One of the reasons I wrote out my beliefs and rules and choose to share them here is as a reminder to myself. It can be difficult, under stress, tiredness, or the heat of the moment to live up to my own ideal. Keeping it fresh in my mind helps me to remember who I want to be and know I can be. I also wrote it as a guidebook I can share if I should entrust the care of my children to someone else-they are used to being parented with a certain amount of respect and I wouldn’t allow someone to care for them who isn’t willing to try to treat them that way.
I don’t intend to live this way in order to have perfectly behaved children. Many types of training can produce a well behaved child but I’m not setting out to Train my children as if they were pets. I desire connections with my children and other people. I intend to live this way to build respect and show my kids that I love them unconditionally. I’m not preparing my children to accept the bullying, the biases and isms, and the status quo. I’m setting out to raise my kids to know I love them and will support them in finding their happiness. I am helping my kids to develop deep roots but feel empowered to branch out on their own. I hope to share with my kids the skills to survive in a changing world. I intend to foster the drive to learn and be imaginative. This can get messy, it can seem hectic and chaotic to someone used to a schooled or authoritarian life. It is challenging at times but rewarding too.

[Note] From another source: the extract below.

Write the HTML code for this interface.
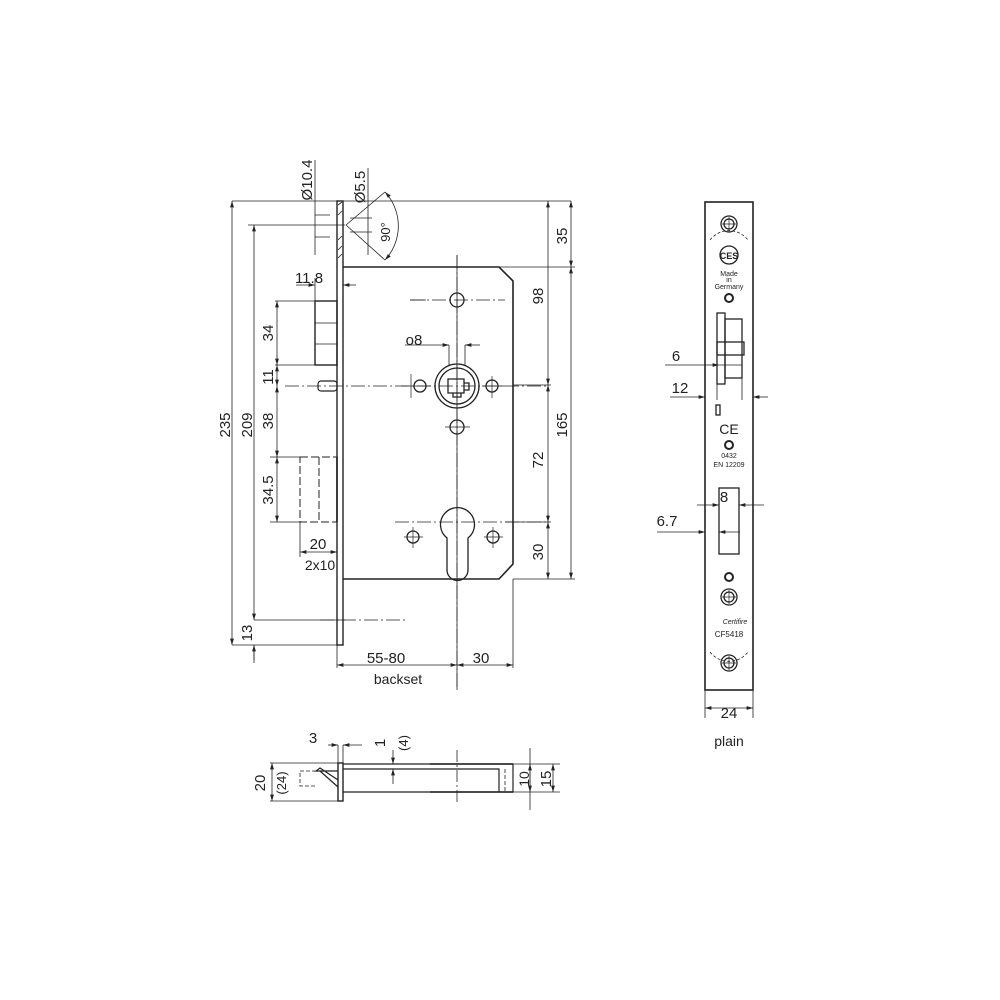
<!DOCTYPE html>
<html><head><meta charset="utf-8"><style>
html,body{margin:0;padding:0;background:#fff}
svg{display:block}
text{font-family:"Liberation Sans",sans-serif;fill:#222}
</style></head><body>
<svg width="1000" height="1000" viewBox="0 0 1000 1000" xmlns="http://www.w3.org/2000/svg">
<defs>
<marker id="a" viewBox="0 0 10 6" refX="10" refY="3" markerWidth="8" markerHeight="5" orient="auto-start-reverse"><path d="M0,0L10,3L0,6z" fill="#222"/></marker>
</defs>
<g stroke="#222" fill="none" stroke-width="0.8">
<path d="M232,201H571M248,225H345M254,620H345M232,645H337M343,267H575M513,385H551M505,522H551M513,579H575"/>
<path d="M337,645V668M457,255V690M513,579V668"/>
<path d="M232,201V645" marker-start="url(#a)" marker-end="url(#a)"/>
<path d="M254,225V620" marker-start="url(#a)" marker-end="url(#a)"/>
<path d="M254,645V663"/>
<path d="M254,645V660" marker-start="url(#a)"/>
<path d="M571,201V267" marker-start="url(#a)" marker-end="url(#a)"/>
<path d="M571,267V579" marker-start="url(#a)" marker-end="url(#a)"/>
<path d="M548,201V385" marker-start="url(#a)" marker-end="url(#a)"/>
<path d="M548,385V522" marker-start="url(#a)" marker-end="url(#a)"/>
<path d="M548,522V579" marker-start="url(#a)" marker-end="url(#a)"/>
<path d="M277,301V365" marker-start="url(#a)" marker-end="url(#a)"/>
<path d="M277,365V386" marker-start="url(#a)" marker-end="url(#a)"/>
<path d="M277,386V457" marker-start="url(#a)" marker-end="url(#a)"/>
<path d="M277,457V522" marker-start="url(#a)" marker-end="url(#a)"/>
<path d="M275,301H315M275,365H320M270,457H300M270,522H300"/>
<path d="M300,522V557"/>
<path d="M300,552H337" marker-start="url(#a)" marker-end="url(#a)"/>
<path d="M296,285H315" marker-end="url(#a)"/><path d="M356,285H343" marker-end="url(#a)"/><path d="M315,278V301"/>
<path d="M337,665H457" marker-start="url(#a)" marker-end="url(#a)"/>
<path d="M457,665H513" marker-start="url(#a)" marker-end="url(#a)"/>
<path d="M315,160V255M315,215H330M315,237H330"/>
<path d="M368,168V255M350,218H372M350,232H372"/>
<path d="M346,225L385,192M346,225L385,260"/>
<path d="M385,192A50,50 0 0 1 385,260" marker-start="url(#a)" marker-end="url(#a)"/>
<rect x="337" y="201" width="6" height="444" stroke-width="1.4"/>
<path d="M338,205L342,202M338,215L342,211M338,240L342,236M338,250L342,246M338,258L342,254"/>
<path d="M343,267H499L513,281V564L499,579H343" stroke-width="1.6"/>
<rect x="315" y="301" width="22" height="64" stroke-width="1.4"/>
<path d="M315,323H337M315,344H337"/>
<rect x="318" y="381" width="19" height="10" rx="3" stroke-width="1.2"/>
<path d="M300,457H337V522H300zM319,457V522" stroke-dasharray="8,3" stroke-width="1"/>
<path d="M337,457V522" stroke-width="1.6"/>
<path d="M285,386H548M410,300H505M395,522H548" stroke-dasharray="14,3,2,3"/>
<path d="M457,255V690" stroke-dasharray="14,3,2,3"/>
<path d="M320,620H405" stroke-dasharray="14,3,2,3"/>
<g stroke-width="1.3">
<circle cx="457" cy="300" r="7"/><circle cx="457" cy="427" r="7"/>
<circle cx="420" cy="386" r="6"/><circle cx="492" cy="386" r="6"/>
<circle cx="413" cy="537" r="6"/><circle cx="493" cy="537" r="6"/>
<circle cx="457" cy="386" r="22"/><circle cx="457" cy="386" r="18"/>
<path d="M448,379H464V393H448zM464,383H469V390H464zM453,393V397H461V393"/>
<path d="M447,570V538A17,17 0 1 1 468,538V570A10.5,10.5 0 0 1 447,570Z"/>
</g>
<path d="M410,300H426M401,386H431M411,374V398M482,386H505M492,376V398M445,427H470M404,537H423M413,527V548M484,537H503M493,527V548" stroke-width="0.7"/>
<path d="M449,345V365M465,345V365"/>
<path d="M405,345H449" marker-end="url(#a)"/><path d="M480,345H465" marker-end="url(#a)"/>
<rect x="705" y="202" width="48" height="488" stroke-width="1.6"/>
<path d="M710,240A24,24 0 0 1 748,240M710,652A24,24 0 0 0 748,652" stroke-dasharray="3,2"/>
<g stroke-width="1.3">
<circle cx="729" cy="224" r="8"/><circle cx="729" cy="224" r="5"/>
<circle cx="729" cy="663" r="8"/><circle cx="729" cy="663" r="5"/>
<circle cx="729" cy="255" r="9"/>
<circle cx="729" cy="298" r="4" stroke-width="2"/>
<circle cx="729" cy="445" r="4" stroke-width="2"/>
<circle cx="729" cy="577" r="4" stroke-width="2"/>
<circle cx="729" cy="597" r="8"/><circle cx="729" cy="597" r="5"/>
<rect x="717" y="313" width="8" height="71"/><rect x="725" y="319" width="17" height="59"/><rect x="717" y="342" width="27" height="13"/>
<rect x="716" y="405" width="4" height="10"/>
<rect x="719" y="488" width="20" height="66"/>
</g>
<path d="M729,217V231M722,224H736M729,656V670M722,663H736M729,590V604M722,597H736" stroke-width="0.7"/>
<path d="M717,384V400M742,378V400M705,690V718M753,690V718"/>
<path d="M665,365H719" marker-end="url(#a)"/><path d="M719,365H742"/>
<path d="M670,397H705" marker-end="url(#a)"/><path d="M768,397H753" marker-end="url(#a)"/>
<path d="M697,505H719" marker-end="url(#a)"/><path d="M764,505H739" marker-end="url(#a)"/>
<path d="M657,532H705" marker-end="url(#a)"/><path d="M740,532H719" marker-end="url(#a)"/>
<path d="M705,708H753" marker-start="url(#a)" marker-end="url(#a)"/>
<rect x="338" y="763" width="5" height="38" stroke-width="1.4"/>
<path d="M343,764H513V792H343M343,769H499V792M499,769V792" stroke-width="1.2"/>
<path d="M430,764H513M430,792H513" stroke-width="1.4"/>
<path d="M347,792H499" stroke-dasharray="6,2"/>
<path d="M505,769V792" stroke-dasharray="4,2"/>
<path d="M338,771H316L320,768L338,780M338,787L320,771" stroke-width="1.2"/>
<path d="M316,771H300V786H316" stroke-dasharray="4,2"/>
<path d="M457,750V805" stroke-dasharray="12,3,2,3"/>
<path d="M270,763H338M270,801H338M505,764H560M505,792H560M530,748V810"/>
<path d="M272,763V801" marker-start="url(#a)" marker-end="url(#a)"/>
<path d="M530,764V792" marker-start="url(#a)" marker-end="url(#a)"/>
<path d="M553,764V792" marker-start="url(#a)" marker-end="url(#a)"/>
<path d="M338,745V763M343,745V763"/>
<path d="M328,745H338" marker-end="url(#a)"/><path d="M362,745H343" marker-end="url(#a)"/>
<path d="M393,750V764" marker-end="url(#a)"/><path d="M393,784V769" marker-end="url(#a)"/>
</g>
<g font-size="15">
<text x="273" y="333" transform="rotate(-90 273 333)" text-anchor="middle">34</text>
<text x="273" y="377" transform="rotate(-90 273 377)" text-anchor="middle">11</text>
<text x="273" y="421" transform="rotate(-90 273 421)" text-anchor="middle">38</text>
<text x="273" y="490" transform="rotate(-90 273 490)" text-anchor="middle">34.5</text>
<text x="230" y="425" transform="rotate(-90 230 425)" text-anchor="middle">235</text>
<text x="252" y="425" transform="rotate(-90 252 425)" text-anchor="middle">209</text>
<text x="252" y="633" transform="rotate(-90 252 633)" text-anchor="middle">13</text>
<text x="567" y="236" transform="rotate(-90 567 236)" text-anchor="middle">35</text>
<text x="543" y="296" transform="rotate(-90 543 296)" text-anchor="middle">98</text>
<text x="567" y="425" transform="rotate(-90 567 425)" text-anchor="middle">165</text>
<text x="543" y="460" transform="rotate(-90 543 460)" text-anchor="middle">72</text>
<text x="543" y="552" transform="rotate(-90 543 552)" text-anchor="middle">30</text>
<text x="312" y="180" transform="rotate(-90 312 180)" text-anchor="middle">Ø10.4</text>
<text x="365" y="187" transform="rotate(-90 365 187)" text-anchor="middle">Ø5.5</text>
<text x="390" y="232" transform="rotate(-90 390 232)" text-anchor="middle" font-size="13">90°</text>
<text x="309" y="283" text-anchor="middle">11.8</text>
<text x="414" y="345" text-anchor="middle">o8</text>
<text x="318" y="549" text-anchor="middle">20</text>
<text x="320" y="570" text-anchor="middle" font-size="14">2x10</text>
<text x="386" y="663" text-anchor="middle">55-80</text>
<text x="481" y="663" text-anchor="middle">30</text>
<text x="398" y="684" text-anchor="middle" font-size="14">backset</text>
<text x="676" y="361" text-anchor="middle">6</text>
<text x="680" y="393" text-anchor="middle">12</text>
<text x="724" y="502" text-anchor="middle">8</text>
<text x="667" y="526" text-anchor="middle">6.7</text>
<text x="729" y="718" text-anchor="middle">24</text>
<text x="729" y="746" text-anchor="middle" font-size="14">plain</text>
<text x="313" y="743" text-anchor="middle">3</text>
<text x="265" y="783" transform="rotate(-90 265 783)" text-anchor="middle">20</text>
<text x="286" y="783" transform="rotate(-90 286 783)" text-anchor="middle" font-size="13">(24)</text>
<text x="385" y="743" transform="rotate(-90 385 743)" text-anchor="middle">1</text>
<text x="408" y="743" transform="rotate(-90 408 743)" text-anchor="middle" font-size="13">(4)</text>
<text x="529" y="779" transform="rotate(-90 529 779)" text-anchor="middle" font-size="14">10</text>
<text x="551" y="779" transform="rotate(-90 551 779)" text-anchor="middle">15</text>
</g>
<g font-size="7" text-anchor="middle">
<text x="729" y="259" font-size="9" font-weight="bold">CES</text>
<text x="729" y="276">Made</text><text x="729" y="282">in</text><text x="729" y="289">Germany</text>
<text x="729" y="434" font-size="14">CE</text>
<text x="729" y="458">0432</text><text x="729" y="467">EN 12209</text>
<text x="735" y="624" font-style="italic">Certifire</text>
<text x="729" y="637" font-size="8">CF5418</text>
</g>
</svg>
</body></html>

Yes, in many ways we can still identify with Radical Unschoolers. Our education is going beyond the walls of a school and set curriculum. We follow our rhythms, pay attention to our passions, and honor our distinctive personalities and learning styles. We differ from them in ways that I won’t go into now. I feel its enough of a difference that I’ve had to put some distance between me and many of them and follow a path that comes more from within. In the following posts I’ll share more of that journey.